The report marks a rare setback for the Canadian economy, which has been on a roll over the past year -- prompting the Bank of Canada to raise its benchmark rate last month for the first time in seven years on growing confidence on the outlook.
"The trade report was pretty bad," said Benjamin Reitzes, economist at BMO Capital Markets.
Canada's merchandise trade deficit in June grew to a seasonally adjusted 3.60 billion Canadian dollars ($2.86 billion), Statistics Canada said Friday, compared with a revised C$1.36 billion shortfall in the previous month. Markets were anticipating a C$1.25 billion trade shortfall in June, according to economists at Royal Bank of Canada.
Canada's monthly trade data covers the export and import of goods, and doesn't include services.
In June, exports declined by a hefty 4.3% to C$46.51 billion, or the biggest month-over-month decrease in 16 months. The drop followed three straight monthly record highs for exports. On a one-year basis, exports jumped 12.4%.
Imports in June grew 0.3% to C$50.12 billion.
In volume, or price-adjusted terms, exports fell by 1.7%, reflecting price declines among commodities. Import volumes rose 0.8%.

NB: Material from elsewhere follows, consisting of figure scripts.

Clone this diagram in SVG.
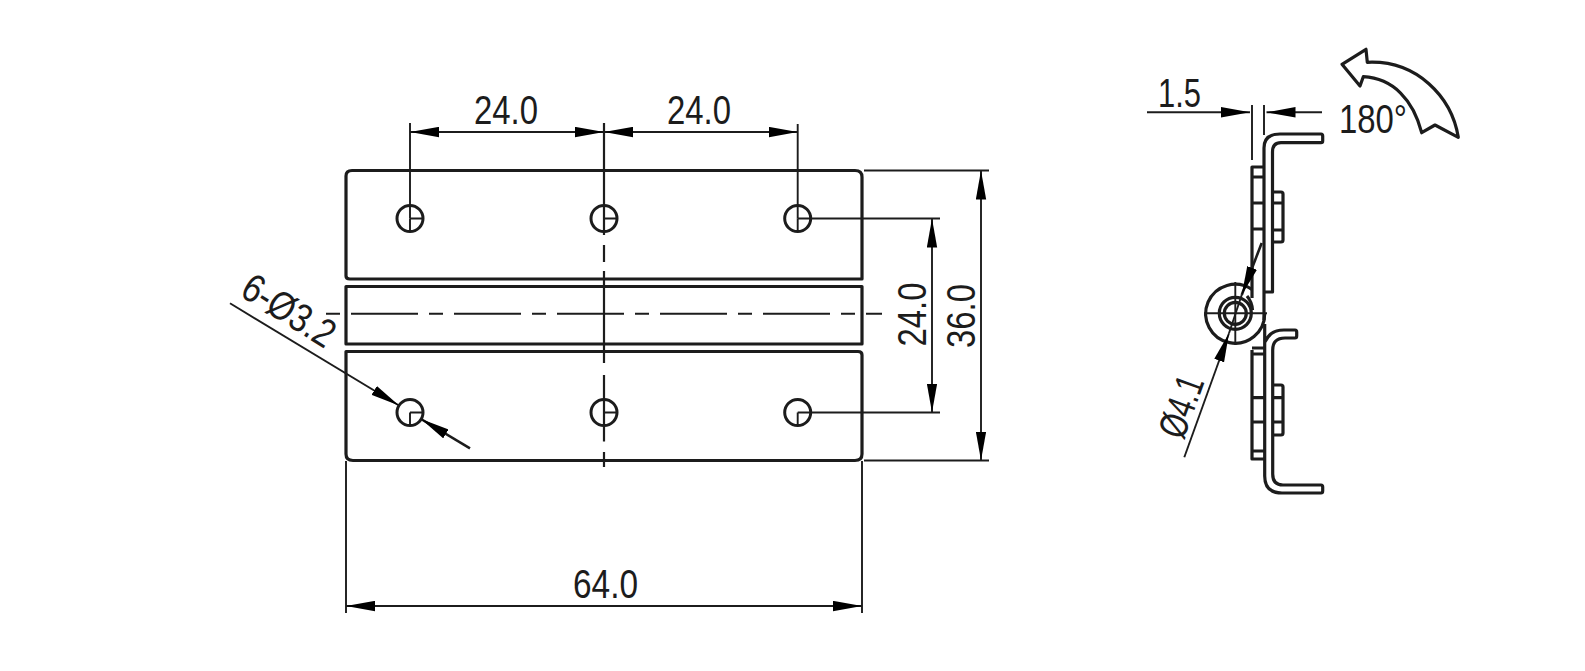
<svg xmlns="http://www.w3.org/2000/svg" width="1585" height="671" viewBox="0 0 1585 671">
<style>
.o{fill:none;stroke:#1c1c1c;stroke-width:3.2;stroke-linejoin:round}
.k{fill:none;stroke:#1c1c1c;stroke-width:2.6}
.d{fill:none;stroke:#1c1c1c;stroke-width:1.9}
.a{marker-end:url(#ah)}
.h{fill:#fff;stroke:#1c1c1c;stroke-width:3}
.t{font-family:"Liberation Sans",Arial,sans-serif;font-size:40px;fill:#1c1c1c}
</style>
<defs>
<marker id="ah" markerUnits="userSpaceOnUse" markerWidth="29" markerHeight="11" viewBox="0 0 28 10" refX="28" refY="5" orient="auto-start-reverse"><path d="M0 0L28 5L0 10Z" fill="#000"/></marker>
</defs>
<rect width="1585" height="671" fill="#fff"/>
<g id="plate">
<path class="o" d="M346 276V176Q346 170.500 352 170.500H855Q862 170.500 862 177V279H350Q346 279 346 276Z"/>
<path class="o" d="M346 344V286.500H862V344Z"/>
<path class="o" d="M346 351.500H858Q862 351.500 862 355V454Q862 460.500 855 460.500H353Q346 460.500 346 454Z"/>
</g>
<g id="holes">
<circle class="h" cx="410" cy="218.500" r="13"/><circle class="h" cx="604" cy="218.500" r="13"/><circle class="h" cx="797.700" cy="218.500" r="13"/>
<circle class="h" cx="410" cy="412.500" r="13"/><circle class="h" cx="604" cy="412.500" r="13"/><circle class="h" cx="797.700" cy="412.500" r="13"/>
<path class="d" d="M410 218.500H423M410 218.500V231.500M604 218.500H617M797.700 218.500V231.500M410 412.500H423M410 412.500V425.500M604 412.500H617M797.700 412.500V425.500"/>
</g>
<g id="connectors">
<path class="d" d="M326 313.700H882" stroke-dasharray="67 11 14 11" stroke-dashoffset="78"/>
<path class="k" d="M604 123V235M604 245V262M604 271V363M604 375V441.500M604 452V467" style="stroke-width:2.200"/>
<path class="d" d="M410 123V218.500M797.700 124V218.500M797.700 218.500H940M797.700 412.500H940M864 170.500H989M864 460.500H989M346 461V613M862 461V613"/>
<path class="d a" d="M507 132H410"/><path class="d a" d="M507 132H604"/>
<path class="d a" d="M700 132H604"/><path class="d a" d="M700 132H797.700"/>
<path class="d a" d="M932 315V218.500"/><path class="d a" d="M932 315V412.500"/>
<path class="d a" d="M981 315V170.500"/><path class="d a" d="M981 315V460.500"/>
<path class="d a" d="M600 606H346"/><path class="d a" d="M600 606H862"/>
<path class="d a" d="M230 303.300L399 405.500"/>
<path class="k a" d="M470 448.300L421 419"/>
<path class="d a" d="M1147 112.300H1250"/><path class="d a" d="M1322 112.300H1266.500"/>
<path class="d" d="M1252 105V160M1264 105V135"/>
</g>
<g id="side-view">
<path class="o" d="M1264 165V148Q1264 134 1280 134H1321Q1322.700 134 1322.700 136V141Q1322.700 142.700 1321 142.700H1281Q1272.500 142.700 1272.500 152V292H1264"/>
<path class="o" d="M1264 165V320"/>
<path class="o" d="M1252 298V167H1264M1252 177H1264M1252 203H1264M1252 229H1264"/>
<path class="o" d="M1272.500 192H1281Q1283 192 1283 194V240Q1283 242 1281 242H1272.500M1272.500 203H1283M1272.500 230H1283"/>
<path class="o" d="M1252 289.500A29.500 29.500 0 1 0 1264.700 313.500"/>
<path class="o" d="M1247 296Q1252 302 1252.500 310"/>
<circle class="o" cx="1235.300" cy="313.300" r="16"/><circle class="o" cx="1235.300" cy="313.300" r="11"/>
<path class="d" d="M1204 313.300H1267M1235.300 282V345"/>
<path class="o" d="M1264.700 324V476Q1264.700 493 1282 493H1321Q1322.700 493 1322.700 491V487Q1322.700 485 1321 485H1283Q1272.700 485 1272.700 474V350Q1272.700 338 1285 338H1295Q1296.700 338 1296.700 336V332Q1296.700 330 1295 330H1284Q1270 330 1265 342"/>
<path class="o" d="M1252 348H1264M1252 354H1264M1252 350V459H1264M1252 397.700H1264M1252 422H1264M1252 451H1264"/>
<path class="o" d="M1272.500 385H1281Q1283 385 1283 387V433Q1283 435 1281 435H1272.500M1272.500 397.700H1283M1272.500 422H1283"/>
<path class="d a" d="M1184.300 457.300L1229 333.300"/>
<path class="d" d="M1229 333.300L1241.700 295"/>
<path class="k a" d="M1261.700 243L1241.700 295"/>
</g>
<g id="rotate-symbol">
<path class="o" d="M1342 64.300L1366 49.300L1367.300 62.300C1416.700 60 1451.700 96.700 1458.300 137.300L1435 125L1421.700 132.700C1413.300 100 1393.300 78.300 1363.300 76.700L1360 86Z"/>
</g>
<g id="labels">
<text class="t" x="474" y="124.300" textLength="64" lengthAdjust="spacingAndGlyphs">24.0</text>
<text class="t" x="667" y="124.300" textLength="64" lengthAdjust="spacingAndGlyphs">24.0</text>
<text class="t" x="573" y="597.500" textLength="65" lengthAdjust="spacingAndGlyphs">64.0</text>
<text class="t" transform="translate(926 346.500) rotate(-90)" textLength="64" lengthAdjust="spacingAndGlyphs">24.0</text>
<text class="t" transform="translate(975 348) rotate(-90)" textLength="64" lengthAdjust="spacingAndGlyphs">36.0</text>
<text class="t" x="1158" y="107" textLength="43" lengthAdjust="spacingAndGlyphs">1.5</text>
<text class="t" x="1339" y="133" textLength="68" lengthAdjust="spacingAndGlyphs">180°</text>
<text class="t" transform="translate(238.500 295) rotate(32)" textLength="102" lengthAdjust="spacingAndGlyphs">6-Ø3.2</text>
<text class="t" transform="translate(1183.300 440.700) rotate(-70)" textLength="63" lengthAdjust="spacingAndGlyphs">Ø4.1</text>
</g>
</svg>
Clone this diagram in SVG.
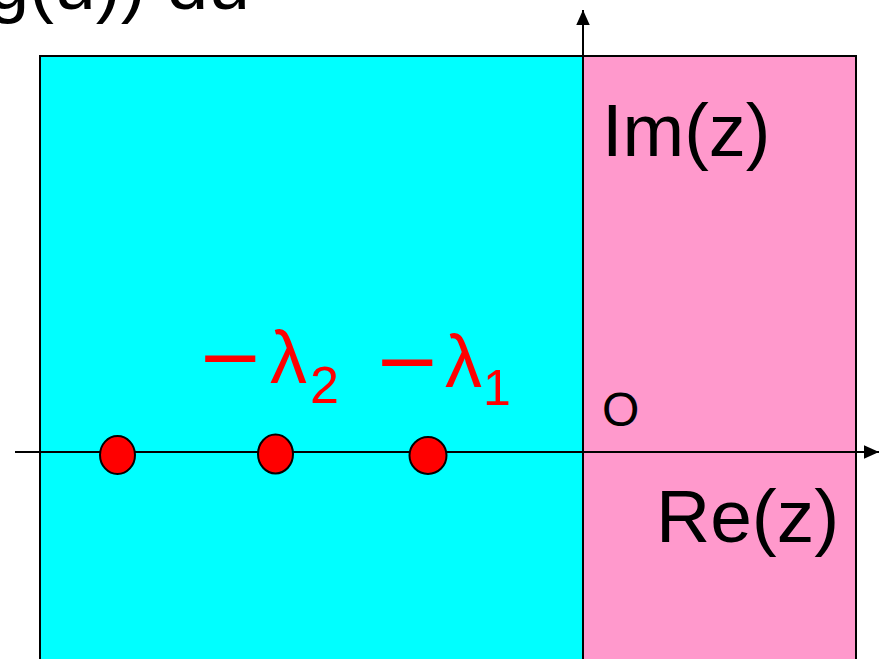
<svg xmlns="http://www.w3.org/2000/svg" width="879" height="659" viewBox="0 0 879 659">
<defs>
<marker id="arr" viewBox="0 0 10 10" refX="10" refY="5" markerWidth="15" markerHeight="15" markerUnits="userSpaceOnUse" orient="auto">
<path d="M0,0.5 L10,5 L0,9.5 z" fill="#000"/>
</marker>
<style>
.t{font-family:"Liberation Sans",Arial,sans-serif;fill:#000}
.r{font-family:"Liberation Sans",Arial,sans-serif;fill:#FF0000}
.m{font-family:"DejaVu Sans",sans-serif;fill:#FF0000}
.dot{fill:#FF0000;stroke:#000;stroke-width:2}
.ax{stroke:#000;stroke-width:2;fill:none}
</style>
</defs>
<rect width="879" height="659" fill="#fff"/>
<g id="title"><text class="t" x="250" y="9" font-size="75" text-anchor="end">g(u)) du</text></g>
<g id="left-half"><rect x="40" y="56" width="543" height="620" fill="#00FFFF" stroke="#000" stroke-width="2"/></g>
<g id="right-half"><rect x="583" y="56" width="273" height="620" fill="#FF99CC" stroke="#000" stroke-width="2"/></g>
<g id="connectors">
<line class="ax" x1="583" y1="670" x2="583" y2="10" stroke-width="2.5" marker-end="url(#arr)"/>
<line class="ax" x1="15" y1="452" x2="879" y2="452" marker-end="url(#arr)"/>
</g>
<g id="label-im"><text class="t" x="602" y="156" font-size="74">Im(z)</text></g>
<g id="label-re"><text class="t" x="656" y="542" font-size="75">Re(z)</text></g>
<g id="label-o"><text class="t" x="602" y="426" font-size="48">O</text></g>
<g id="label-l2">
<text class="m" x="196.5" y="384" font-size="80">−</text>
<text class="r" x="270" y="383" font-size="74">λ</text>
<text class="r" x="310" y="403" font-size="52">2</text>
</g>
<g id="label-l1">
<text class="m" x="373.5" y="388" font-size="80">−</text>
<text class="r" x="445" y="387" font-size="74">λ</text>
<text class="r" x="483" y="405" font-size="50">1</text>
</g>
<g id="pole3"><ellipse class="dot" cx="117.5" cy="455" rx="17.5" ry="19"/></g>
<g id="pole2"><ellipse class="dot" cx="275.5" cy="454" rx="17.5" ry="19.5"/></g>
<g id="pole1"><ellipse class="dot" cx="428" cy="455.5" rx="18.5" ry="18.5"/></g>
</svg>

Meanwhile, U.S. trade figures were also released Friday, and indicated the U.S. trade deficit in goods and services narrowed sharply. The trade deficit with other nations contracted 5.9% from a month earlier to $43.64 billion, the Commerce Department said. The deficit fell because exports rose 1.2% while imports fell 0.2%.
Canadian exports to the U.S. fell 4.5% in June to C$34.52 billion, mostly on lower energy sales. For Canada, this means the smallest trade surplus in goods with the U.S., its largest trading partner by far, in a year. Renegotiations of the North American Free-Trade Agreement start later this month, and the Trump administration has put a priority on reducing the trade deficits it runs with Mexico and Canada.
Canadian imports of U.S. goods also fell, 0.7% to C$32.36 billion.
The June trade report for Canada was skewed partly by precious metals. Metal and nonmetallic mineral products declined 14.9% to C$5.27 billion. The data agency said this could be attributed to a drop in sales of unwrought gold to the U.K., which hit a record in the previous month.
Sales abroad of energy products fell 9.2% to C$7.30 billion, on weaker-than-normal demand for crude oil. Prices for energy products fell 6.1% in the month.
Nonenergy exports fell 3.4% in June.
Mr. Reitzes said the one-time factors impacting both exports and imports, in particular gold and energy, "make it tough to get a clear picture" on the economy, adding the June trade data is unlikely for now to affect the Bank of Canada's view.